Winthrop is old by comparison with most of the other Houses; both Standish and Gore were built as freshman dormitories in 1914 and converted to the present arrangement in 1931. In their day these buildings knew a President and a youthful Senator. In various subterranean shelters, one finds space for billiards, television, photography, and pingpong. The library, once a freshman dining hall, contains a famous telescope of John Winthrop (second Hollis Professor of Mathematics), has a good atmosphere for study.
Winthrop's physical simplicity (some say degeneracy)--not unlike the Yard's slightly stoic animus--may be to some upperclassmen a subtle stimulous to introspection. But the House, under the present Master, maintains its tradition of laissez faire good-fellowship. The freshman who has not looked behind the chipped plaster, has not seen Winthrop.
Claverly
Quincy House, Leverett Towers, Holyoke Center--like giant fungi they have pushed their evil shapes above the once lovely surface of Cambridge. They scatter their deadly spores over all of Harvard, and those that take root threaten the existence of all the familiar buildings of the University.

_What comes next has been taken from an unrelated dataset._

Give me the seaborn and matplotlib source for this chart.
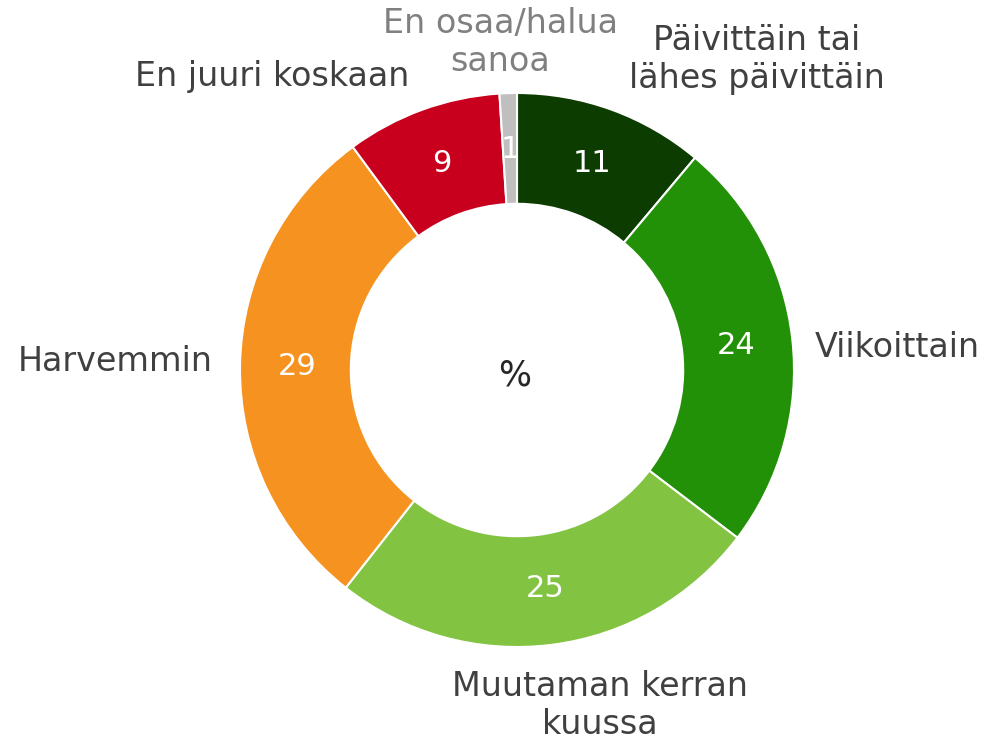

Only three dormitories have completely resisted the changes overcoming Harvard: Randolph and Westmorly of Adams House, and Claverly Hall--the old Gold Coast. Of the three, only Claverly preserves the spirit of an older, happier Harvard, where one actually had to be elected to live in its stately rooms.
Claverly is admittedly not what it once was. The swimming pool and squash court are no longer used; shoes left outside one's door at night are no longer shined by morning as they were when George Santayana was a resident, and although the famous elevator is kept in good repair, the building in general has been allowed to get a bit shabby.
But, equally, assignment to Claverly is not the misfortune most freshmen imagine. In fact, many of Claverly's occupants would vigorously defend the proposition that their rooms are the most pleasant to be found in Cambridge. The rooms are certainly among the largest around, with high ceilings, paneled walls, and handsome fireplaces that can be used, not just looked at.